The form these stories take varies from segment to segment: post-apocalyptic horror, sexy foreign film, bonus feature for some straight-to-DVD Steven Seagal atrocity. The sendups aren’t always as precise as they could be — would “A25” be the studio behind a Patch Adams-style cheesefest about a janitor who touches people both literally and metaphorically? But Segura and his co-directors, Rami Hachache and Jeremy Konner, nail the details that really matter. The James Bond-type thriller sendup that opens the series is pretty good. The exact sound of the plop when the spy drops his soiled pants on the ground is perfect.
While the genres and styles range widely, the most persistently recurring themes are obvious and bro-y. (As you’d perhaps expect from a comic known for, among other things, being a recurring guest on The Joe Rogan Experience.) One is a fixation on what people are or aren’t “allowed” to say. Bad Thoughts thankfully avoids the very smarmiest of anti-“cancel culture” posturing, but it can’t resist looking for ways to have its cake and eat it too. Sure, a racist war tale might be unacceptable for public consumption. But what if it’s coming from a little boy? What if the boy is reciting it at a school assembly, as a tribute to his beloved grandfather (Segura)? What if Segura also casts himself as the boy’s horrified father? Is it okay to laugh now?
The other, even more prominent theme is sexual humiliation.

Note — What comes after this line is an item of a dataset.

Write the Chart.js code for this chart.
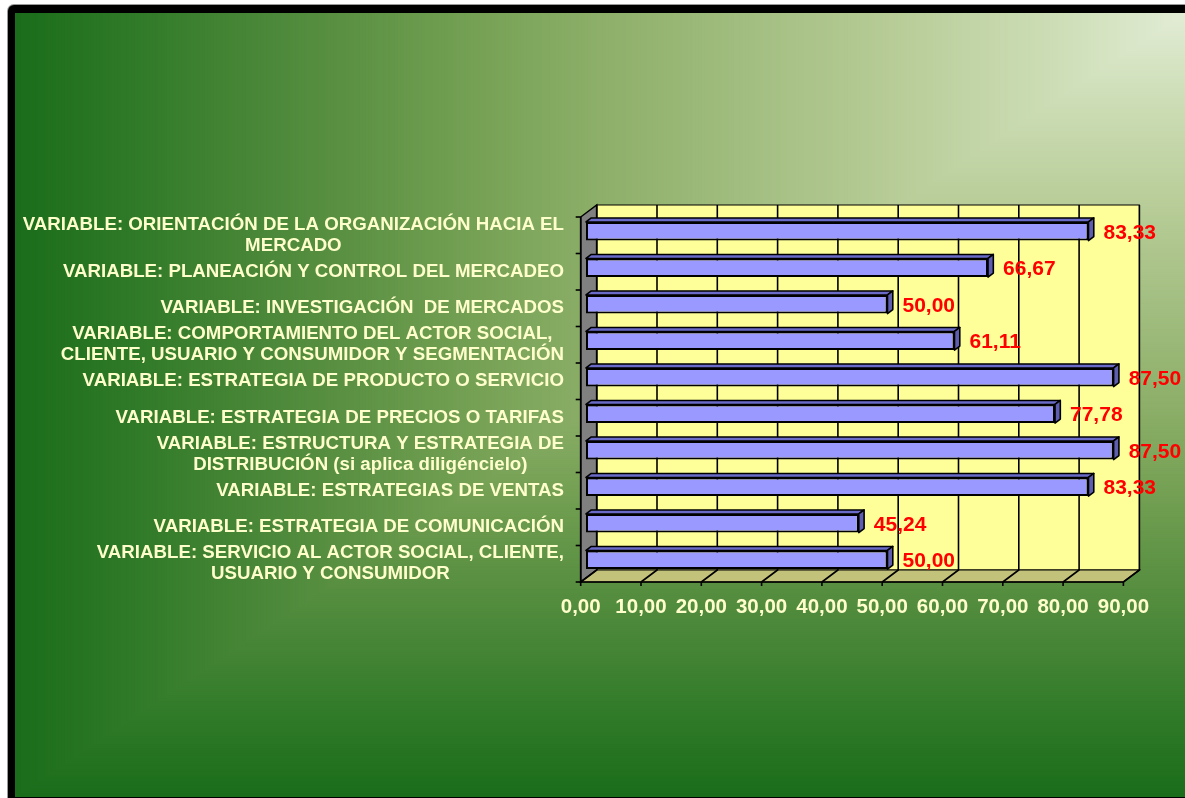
<!DOCTYPE html>
<html>
<head>
<meta charset="utf-8">
<script src="https://cdn.jsdelivr.net/npm/chart.js@4/dist/chart.umd.min.js"></script>
<style>
  html, body { margin: 0; padding: 0; background: #ffffff; overflow: hidden; }
  #wrap { position: relative; width: 1185px; height: 798px; }
</style>
</head>
<body>
<div id="wrap"><canvas id="chart"></canvas></div>
<script>
// Categories (one array of text lines per bar, top to bottom)
const categories = [
  ['VARIABLE: ORIENTACIÓN DE LA ORGANIZACIÓN HACIA EL', 'MERCADO'],
  ['VARIABLE: PLANEACIÓN Y CONTROL DEL MERCADEO'],
  ['VARIABLE: INVESTIGACIÓN  DE MERCADOS'],
  ['VARIABLE: COMPORTAMIENTO DEL ACTOR SOCIAL,', 'CLIENTE, USUARIO Y CONSUMIDOR Y SEGMENTACIÓN'],
  ['VARIABLE: ESTRATEGIA DE PRODUCTO O SERVICIO'],
  ['VARIABLE: ESTRATEGIA DE PRECIOS O TARIFAS'],
  ['VARIABLE: ESTRUCTURA Y ESTRATEGIA DE', 'DISTRIBUCIÓN (si aplica diligéncielo)'],
  ['VARIABLE: ESTRATEGIAS DE VENTAS'],
  ['VARIABLE: ESTRATEGIA DE COMUNICACIÓN'],
  ['VARIABLE: SERVICIO AL ACTOR SOCIAL, CLIENTE,', 'USUARIO Y CONSUMIDOR']
];
const scores = [83.33, 66.67, 50.00, 61.11, 87.50, 77.78, 87.50, 83.33, 45.24, 50.00];
const xTickValues = [0, 10, 20, 30, 40, 50, 60, 70, 80, 90];
const xTickLabels = ['0,00', '10,00', '20,00', '30,00', '40,00', '50,00', '60,00', '70,00', '80,00', '90,00'];

// 3D projection settings
const DEPTH_X = 16, DEPTH_Y = -12;     // wall depth
const BAR_OFF_X = 5.3, BAR_OFF_Y = -4; // bar front face set back from the front plane
const BAR_DX = 5.3, BAR_DY = -4;       // bar thickness in depth
const FONT = '"Liberation Sans", Arial, sans-serif';
const LABEL_COLOR = '#ffffcc';

const W = 1185, H = 798;

// Background colour ramp, from the top-right corner outwards
const bgStops = [
  [0.00, [226, 236, 213]],
  [0.10, [207, 223, 185]],
  [0.25, [183, 204, 151]],
  [0.40, [158, 187, 124]],
  [0.50, [141, 175, 105]],
  [0.60, [119, 162, 86]],
  [0.70, [95, 147, 69]],
  [0.80, [72, 134, 55]],
  [0.90, [47, 122, 40]],
  [1.00, [27, 109, 27]]
];
function rampColor(t) {
  for (let i = 1; i < bgStops.length; i++) {
    if (t <= bgStops[i][0]) {
      const [t0, c0] = bgStops[i - 1], [t1, c1] = bgStops[i];
      const f = (t - t0) / (t1 - t0);
      const c = c0.map((v, k) => Math.round(v + (c1[k] - v) * f));
      return `rgb(${c[0]},${c[1]},${c[2]})`;
    }
  }
  const c = bgStops[bgStops.length - 1][1];
  return `rgb(${c[0]},${c[1]},${c[2]})`;
}

const backgroundPlugin = {
  id: 'frameBackground',
  beforeDraw(chart) {
    const ctx = chart.ctx;
    ctx.save();
    ctx.fillStyle = '#ffffff';
    ctx.fillRect(0, 0, W, H);
    // dark frame with rounded corner
    ctx.fillStyle = '#9a9a9a';
    ctx.beginPath();
    ctx.roundRect(7, 4, W + 20, H + 20, 7);
    ctx.fill();
    ctx.fillStyle = '#000000';
    ctx.beginPath();
    ctx.roundRect(8, 5, W + 20, H + 20, 6);
    ctx.fill();
    // corner gradient fill inside the frame
    const x0 = 16, y0 = 13, x1 = W, y1 = 796;
    const gw = x1 - x0, gh = y1 - y0;
    const N = 400;
    for (let i = N; i >= 0; i--) {
      const t = i / N;
      ctx.fillStyle = rampColor(t);
      ctx.fillRect(x1 - t * gw - 1, y0, t * gw + 1, t * gh + 1);
    }
    ctx.restore();
  }
};

const wallsPlugin = {
  id: 'walls3d',
  beforeDatasetsDraw(chart) {
    const ctx = chart.ctx;
    const xs = chart.scales.x, ys = chart.scales.y;
    const left = xs.getPixelForValue(0), right = xs.getPixelForValue(90);
    const top = chart.chartArea.top, bottom = chart.chartArea.bottom;
    ctx.save();
    ctx.lineJoin = 'miter';

    // back wall
    ctx.fillStyle = '#ffff99';
    ctx.fillRect(left + DEPTH_X, top + DEPTH_Y, right - left, bottom - top);
    ctx.strokeStyle = '#000';
    ctx.lineWidth = 1;
    ctx.strokeRect(left + DEPTH_X, top + DEPTH_Y, right - left, bottom - top);

    // side wall
    ctx.fillStyle = '#808080';
    ctx.beginPath();
    ctx.moveTo(left, top);
    ctx.lineTo(left + DEPTH_X, top + DEPTH_Y);
    ctx.lineTo(left + DEPTH_X, bottom + DEPTH_Y);
    ctx.lineTo(left, bottom);
    ctx.closePath();
    ctx.fill();
    ctx.lineWidth = 1.5;
    ctx.stroke();

    // floor
    ctx.fillStyle = '#c3c27a';
    ctx.beginPath();
    ctx.moveTo(left, bottom);
    ctx.lineTo(right, bottom);
    ctx.lineTo(right + DEPTH_X, bottom + DEPTH_Y);
    ctx.lineTo(left + DEPTH_X, bottom + DEPTH_Y);
    ctx.closePath();
    ctx.fill();
    ctx.lineWidth = 1.2;
    ctx.stroke();

    // gridlines: back wall verticals and floor diagonals
    ctx.strokeStyle = '#000';
    ctx.lineWidth = 1.6;
    xTickValues.forEach(v => {
      const px = xs.getPixelForValue(v);
      ctx.beginPath();
      ctx.moveTo(px + DEPTH_X, top + DEPTH_Y);
      ctx.lineTo(px + DEPTH_X, bottom + DEPTH_Y);
      ctx.lineTo(px, bottom);
      ctx.stroke();
    });

    // value axis (front floor edge) with tick marks and labels
    ctx.lineWidth = 1.6;
    ctx.beginPath();
    ctx.moveTo(left, bottom);
    ctx.lineTo(right, bottom);
    ctx.stroke();
    ctx.fillStyle = LABEL_COLOR;
    ctx.font = 'bold 20.5px ' + FONT;
    ctx.textAlign = 'center';
    ctx.textBaseline = 'middle';
    xTickValues.forEach((v, i) => {
      const px = xs.getPixelForValue(v);
      ctx.beginPath();
      ctx.moveTo(px, bottom);
      ctx.lineTo(px, bottom + 4);
      ctx.stroke();
      ctx.fillText(xTickLabels[i], px, bottom + 25);
    });

    // category axis with tick marks between categories
    ctx.beginPath();
    ctx.moveTo(left, top);
    ctx.lineTo(left, bottom);
    ctx.stroke();
    const step = (bottom - top) / categories.length;
    for (let i = 0; i <= categories.length; i++) {
      const py = top + i * step;
      ctx.beginPath();
      ctx.moveTo(left - 5, py);
      ctx.lineTo(left, py);
      ctx.stroke();
    }

    // category labels: block right-aligned, lines centred within the block
    ctx.font = 'bold 18.7px ' + FONT;
    ctx.fillStyle = LABEL_COLOR;
    ctx.textBaseline = 'middle';
    ctx.textAlign = 'center';
    const labelRight = 564;
    const lineH = 21;
    categories.forEach((lines, i) => {
      const cy = ys.getPixelForValue(i);
      const blockW = Math.max(...lines.map(l => ctx.measureText(l).width));
      const cx = labelRight - blockW / 2;
      lines.forEach((line, k) => {
        const ly = cy + (k - (lines.length - 1) / 2) * lineH;
        ctx.fillText(line, cx, ly);
      });
    });
    ctx.restore();
  }
};

const bar3dPlugin = {
  id: 'bar3d',
  beforeDatasetDraw(chart, args) {
    const ctx = chart.ctx;
    ctx.save();
    ctx.translate(BAR_OFF_X, BAR_OFF_Y);
    const meta = args.meta;
    ctx.lineWidth = 1.6;
    ctx.strokeStyle = '#000';
    ctx.lineJoin = 'round';
    meta.data.forEach(el => {
      const p = el.getProps(['x', 'y', 'base', 'height'], true);
      const t = p.y - p.height / 2, b = p.y + p.height / 2;
      // top face
      ctx.fillStyle = '#6a6ac8';
      ctx.beginPath();
      ctx.moveTo(p.base, t);
      ctx.lineTo(p.x, t);
      ctx.lineTo(p.x + BAR_DX, t + BAR_DY);
      ctx.lineTo(p.base + BAR_DX, t + BAR_DY);
      ctx.closePath();
      ctx.fill();
      ctx.stroke();
      // end face
      ctx.fillStyle = '#5e5eb0';
      ctx.beginPath();
      ctx.moveTo(p.x, t);
      ctx.lineTo(p.x + BAR_DX, t + BAR_DY);
      ctx.lineTo(p.x + BAR_DX, b + BAR_DY);
      ctx.lineTo(p.x, b);
      ctx.closePath();
      ctx.fill();
      ctx.stroke();
    });
  },
  afterDatasetDraw(chart, args) {
    chart.ctx.restore();
  },
  afterDatasetsDraw(chart) {
    const ctx = chart.ctx;
    const meta = chart.getDatasetMeta(0);
    const data = chart.data.datasets[0].data;
    ctx.save();
    ctx.font = 'bold 21px ' + FONT;
    ctx.fillStyle = '#ff0000';
    ctx.textAlign = 'left';
    ctx.textBaseline = 'middle';
    meta.data.forEach((el, i) => {
      const p = el.getProps(['x', 'y'], true);
      const txt = data[i].toFixed(2).replace('.', ',');
      ctx.fillText(txt, p.x + BAR_OFF_X + 15, p.y + BAR_OFF_Y + 1.5);
    });
    ctx.restore();
  }
};

new Chart(document.getElementById('chart'), {
  type: 'bar',
  data: {
    labels: categories,
    datasets: [{
      data: scores,
      backgroundColor: '#9999ff',
      borderColor: '#000000',
      borderWidth: 2,
      borderSkipped: false,
      barPercentage: 0.51,
      categoryPercentage: 1.0
    }]
  },
  options: {
    indexAxis: 'y',
    responsive: true,
    maintainAspectRatio: false,
    animation: false,
    events: [],
    layout: { padding: { left: 580.7, right: W - 1123.4, top: 217, bottom: H - 582 } },
    scales: {
      x: { type: 'linear', min: 0, max: 90, display: false },
      y: { type: 'category', display: false, offset: true }
    },
    plugins: { legend: { display: false }, tooltip: { enabled: false } }
  },
  plugins: [backgroundPlugin, wallsPlugin, bar3dPlugin]
});
</script>
</body>
</html>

If Bad Thoughts is meant to provide a window into Segura’s most twisted ideas, he apparently cannot stop dreaming up scenarios in which a man is forced to submit to sexual situations he really, really would rather not be in — whether it’s because the lady he really wants to screw has made him promise to bone another, more repulsive woman first, or because his wife’s dying wish is to sleep with a strapping stranger, or because he’d still rather get naked with a guy he just met than face members of the public affronted by the language in his standup specials. (There’s that theme again.)